▶ _What you have to do_: Without the pictures, extract every line from the start of the material to the line containing "ysteps = [0.02, 0.05, 0.02, 0.02, 0.02, 0.02, 0.02, 0.02]", both ends included.

▶ _Supplied information_:
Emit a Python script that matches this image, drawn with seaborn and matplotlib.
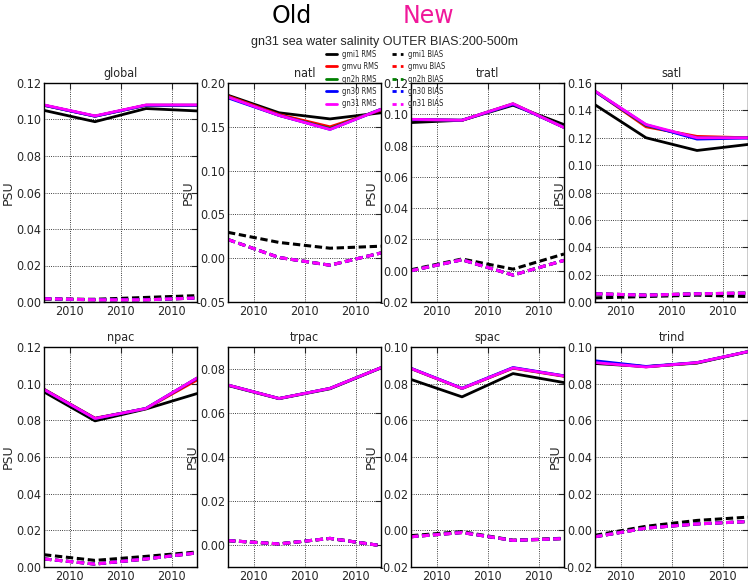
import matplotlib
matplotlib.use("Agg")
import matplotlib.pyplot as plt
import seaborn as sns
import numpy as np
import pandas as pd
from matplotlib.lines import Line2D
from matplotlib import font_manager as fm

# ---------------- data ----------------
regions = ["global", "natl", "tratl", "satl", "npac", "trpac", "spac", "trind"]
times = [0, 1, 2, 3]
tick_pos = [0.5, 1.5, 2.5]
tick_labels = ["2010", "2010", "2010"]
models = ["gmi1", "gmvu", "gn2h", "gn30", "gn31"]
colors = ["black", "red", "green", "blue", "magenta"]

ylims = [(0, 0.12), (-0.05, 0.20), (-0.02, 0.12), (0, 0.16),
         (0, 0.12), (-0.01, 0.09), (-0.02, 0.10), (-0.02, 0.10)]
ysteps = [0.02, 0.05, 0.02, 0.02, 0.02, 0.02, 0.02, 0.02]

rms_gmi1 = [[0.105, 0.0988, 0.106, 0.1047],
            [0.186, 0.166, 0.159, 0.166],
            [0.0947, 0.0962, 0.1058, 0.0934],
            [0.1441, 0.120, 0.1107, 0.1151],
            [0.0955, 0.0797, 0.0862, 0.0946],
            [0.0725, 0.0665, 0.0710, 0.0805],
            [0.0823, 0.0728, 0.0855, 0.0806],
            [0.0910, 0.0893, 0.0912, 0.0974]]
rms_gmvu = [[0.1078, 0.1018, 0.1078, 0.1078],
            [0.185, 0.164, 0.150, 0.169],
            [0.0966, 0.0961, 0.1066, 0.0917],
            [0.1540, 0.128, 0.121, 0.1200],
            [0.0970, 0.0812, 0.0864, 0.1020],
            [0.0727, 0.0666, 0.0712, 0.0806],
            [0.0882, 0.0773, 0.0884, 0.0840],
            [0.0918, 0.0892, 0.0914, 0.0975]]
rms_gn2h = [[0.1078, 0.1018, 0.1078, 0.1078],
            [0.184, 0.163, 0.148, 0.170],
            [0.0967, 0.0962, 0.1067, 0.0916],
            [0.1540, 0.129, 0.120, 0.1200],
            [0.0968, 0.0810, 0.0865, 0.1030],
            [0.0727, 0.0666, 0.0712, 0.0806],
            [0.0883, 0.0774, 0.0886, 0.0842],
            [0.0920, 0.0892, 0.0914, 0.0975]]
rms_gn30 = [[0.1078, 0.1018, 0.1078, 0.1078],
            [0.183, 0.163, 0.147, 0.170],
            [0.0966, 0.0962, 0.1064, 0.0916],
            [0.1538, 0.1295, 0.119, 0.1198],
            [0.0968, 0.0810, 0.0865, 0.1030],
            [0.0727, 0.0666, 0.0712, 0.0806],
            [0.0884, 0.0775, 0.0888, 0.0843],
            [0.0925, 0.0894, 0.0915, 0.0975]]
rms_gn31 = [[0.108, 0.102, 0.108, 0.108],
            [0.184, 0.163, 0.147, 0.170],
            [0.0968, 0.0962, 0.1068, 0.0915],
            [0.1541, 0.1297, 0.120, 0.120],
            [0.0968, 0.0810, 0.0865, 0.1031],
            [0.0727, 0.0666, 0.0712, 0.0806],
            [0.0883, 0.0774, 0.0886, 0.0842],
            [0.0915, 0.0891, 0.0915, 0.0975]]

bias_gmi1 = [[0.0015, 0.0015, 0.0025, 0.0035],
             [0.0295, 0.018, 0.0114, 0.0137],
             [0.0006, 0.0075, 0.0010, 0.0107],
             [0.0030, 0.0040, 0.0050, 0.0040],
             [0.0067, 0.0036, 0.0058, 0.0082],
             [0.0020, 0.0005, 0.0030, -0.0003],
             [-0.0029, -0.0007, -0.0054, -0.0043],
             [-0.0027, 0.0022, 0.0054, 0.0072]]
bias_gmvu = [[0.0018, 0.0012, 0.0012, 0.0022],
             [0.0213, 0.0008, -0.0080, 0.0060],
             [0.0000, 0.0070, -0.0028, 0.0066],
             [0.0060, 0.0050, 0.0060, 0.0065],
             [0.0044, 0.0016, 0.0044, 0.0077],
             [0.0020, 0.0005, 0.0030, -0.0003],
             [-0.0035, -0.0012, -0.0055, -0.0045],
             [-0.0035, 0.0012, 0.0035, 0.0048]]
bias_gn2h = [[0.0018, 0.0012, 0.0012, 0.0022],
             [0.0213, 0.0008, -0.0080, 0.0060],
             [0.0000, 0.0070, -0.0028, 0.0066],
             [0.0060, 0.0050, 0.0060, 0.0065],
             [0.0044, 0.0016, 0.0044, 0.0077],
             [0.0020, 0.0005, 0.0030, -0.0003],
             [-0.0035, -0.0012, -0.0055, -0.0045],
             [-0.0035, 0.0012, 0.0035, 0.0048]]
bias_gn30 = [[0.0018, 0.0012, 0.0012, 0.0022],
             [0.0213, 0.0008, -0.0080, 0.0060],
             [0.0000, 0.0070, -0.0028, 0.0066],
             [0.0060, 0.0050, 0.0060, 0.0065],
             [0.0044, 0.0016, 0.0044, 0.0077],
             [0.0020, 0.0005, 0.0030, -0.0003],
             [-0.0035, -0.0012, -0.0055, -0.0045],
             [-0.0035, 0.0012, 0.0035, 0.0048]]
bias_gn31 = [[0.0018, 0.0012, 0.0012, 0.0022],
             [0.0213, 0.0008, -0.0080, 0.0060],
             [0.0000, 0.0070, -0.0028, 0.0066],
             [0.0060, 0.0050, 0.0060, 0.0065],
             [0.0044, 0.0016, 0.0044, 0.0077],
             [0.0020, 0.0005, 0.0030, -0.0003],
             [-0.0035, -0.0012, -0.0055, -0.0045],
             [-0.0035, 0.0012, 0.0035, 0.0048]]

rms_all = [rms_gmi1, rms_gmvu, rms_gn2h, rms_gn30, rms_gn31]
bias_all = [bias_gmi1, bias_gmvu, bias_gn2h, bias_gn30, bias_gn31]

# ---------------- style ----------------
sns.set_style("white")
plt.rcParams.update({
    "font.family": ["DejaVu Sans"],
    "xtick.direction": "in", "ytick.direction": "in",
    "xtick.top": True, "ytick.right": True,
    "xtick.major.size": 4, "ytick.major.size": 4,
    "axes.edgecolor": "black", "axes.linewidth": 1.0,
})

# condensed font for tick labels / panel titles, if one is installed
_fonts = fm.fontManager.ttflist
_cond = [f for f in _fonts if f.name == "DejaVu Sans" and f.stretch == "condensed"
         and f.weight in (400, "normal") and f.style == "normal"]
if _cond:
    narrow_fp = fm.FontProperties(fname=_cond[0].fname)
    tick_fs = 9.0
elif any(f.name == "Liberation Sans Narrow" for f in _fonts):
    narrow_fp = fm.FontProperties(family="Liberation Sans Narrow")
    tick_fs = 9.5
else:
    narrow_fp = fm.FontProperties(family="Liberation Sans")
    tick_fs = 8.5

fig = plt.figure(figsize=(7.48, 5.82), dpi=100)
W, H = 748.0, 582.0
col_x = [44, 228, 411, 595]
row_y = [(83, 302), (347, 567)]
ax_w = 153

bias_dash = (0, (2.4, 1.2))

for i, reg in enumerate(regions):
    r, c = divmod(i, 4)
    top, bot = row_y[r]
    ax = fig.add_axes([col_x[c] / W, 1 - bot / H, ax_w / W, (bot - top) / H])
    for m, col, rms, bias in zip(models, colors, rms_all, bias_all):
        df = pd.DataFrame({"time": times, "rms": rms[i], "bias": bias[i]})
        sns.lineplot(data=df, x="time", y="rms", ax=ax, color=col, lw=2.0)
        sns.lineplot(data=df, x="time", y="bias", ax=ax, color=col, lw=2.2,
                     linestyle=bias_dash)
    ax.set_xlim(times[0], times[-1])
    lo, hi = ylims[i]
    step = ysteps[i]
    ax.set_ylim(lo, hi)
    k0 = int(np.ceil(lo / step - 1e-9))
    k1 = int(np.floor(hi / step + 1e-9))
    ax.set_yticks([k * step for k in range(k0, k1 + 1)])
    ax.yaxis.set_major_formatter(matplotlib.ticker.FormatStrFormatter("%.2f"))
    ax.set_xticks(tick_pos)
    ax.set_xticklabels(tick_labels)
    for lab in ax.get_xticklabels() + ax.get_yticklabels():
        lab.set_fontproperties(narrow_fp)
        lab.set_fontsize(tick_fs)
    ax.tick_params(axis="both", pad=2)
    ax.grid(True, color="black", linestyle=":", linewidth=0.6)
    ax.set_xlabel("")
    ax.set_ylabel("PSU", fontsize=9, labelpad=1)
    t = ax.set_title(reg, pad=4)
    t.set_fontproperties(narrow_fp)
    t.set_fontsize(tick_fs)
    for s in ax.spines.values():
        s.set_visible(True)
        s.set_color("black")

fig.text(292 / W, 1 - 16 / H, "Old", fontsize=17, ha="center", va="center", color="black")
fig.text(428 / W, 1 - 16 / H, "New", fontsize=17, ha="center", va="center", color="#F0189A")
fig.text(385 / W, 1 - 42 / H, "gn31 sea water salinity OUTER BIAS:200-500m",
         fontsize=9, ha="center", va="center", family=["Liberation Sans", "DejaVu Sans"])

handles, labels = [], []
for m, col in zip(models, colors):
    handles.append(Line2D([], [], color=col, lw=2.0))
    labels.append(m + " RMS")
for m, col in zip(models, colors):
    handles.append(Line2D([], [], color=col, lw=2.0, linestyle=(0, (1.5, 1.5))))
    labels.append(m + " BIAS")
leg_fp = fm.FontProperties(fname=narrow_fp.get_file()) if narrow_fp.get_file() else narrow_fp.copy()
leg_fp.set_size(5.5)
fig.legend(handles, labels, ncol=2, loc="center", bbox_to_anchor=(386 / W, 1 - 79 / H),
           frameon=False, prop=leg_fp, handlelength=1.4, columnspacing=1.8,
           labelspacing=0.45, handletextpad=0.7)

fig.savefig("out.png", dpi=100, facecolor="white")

▶ _Reply_:
Emit a Python script that matches this image, drawn with seaborn and matplotlib.
import matplotlib
matplotlib.use("Agg")
import matplotlib.pyplot as plt
import seaborn as sns
import numpy as np
import pandas as pd
from matplotlib.lines import Line2D
from matplotlib import font_manager as fm

# ---------------- data ----------------
regions = ["global", "natl", "tratl", "satl", "npac", "trpac", "spac", "trind"]
times = [0, 1, 2, 3]
tick_pos = [0.5, 1.5, 2.5]
tick_labels = ["2010", "2010", "2010"]
models = ["gmi1", "gmvu", "gn2h", "gn30", "gn31"]
colors = ["black", "red", "green", "blue", "magenta"]

ylims = [(0, 0.12), (-0.05, 0.20), (-0.02, 0.12), (0, 0.16),
         (0, 0.12), (-0.01, 0.09), (-0.02, 0.10), (-0.02, 0.10)]
ysteps = [0.02, 0.05, 0.02, 0.02, 0.02, 0.02, 0.02, 0.02]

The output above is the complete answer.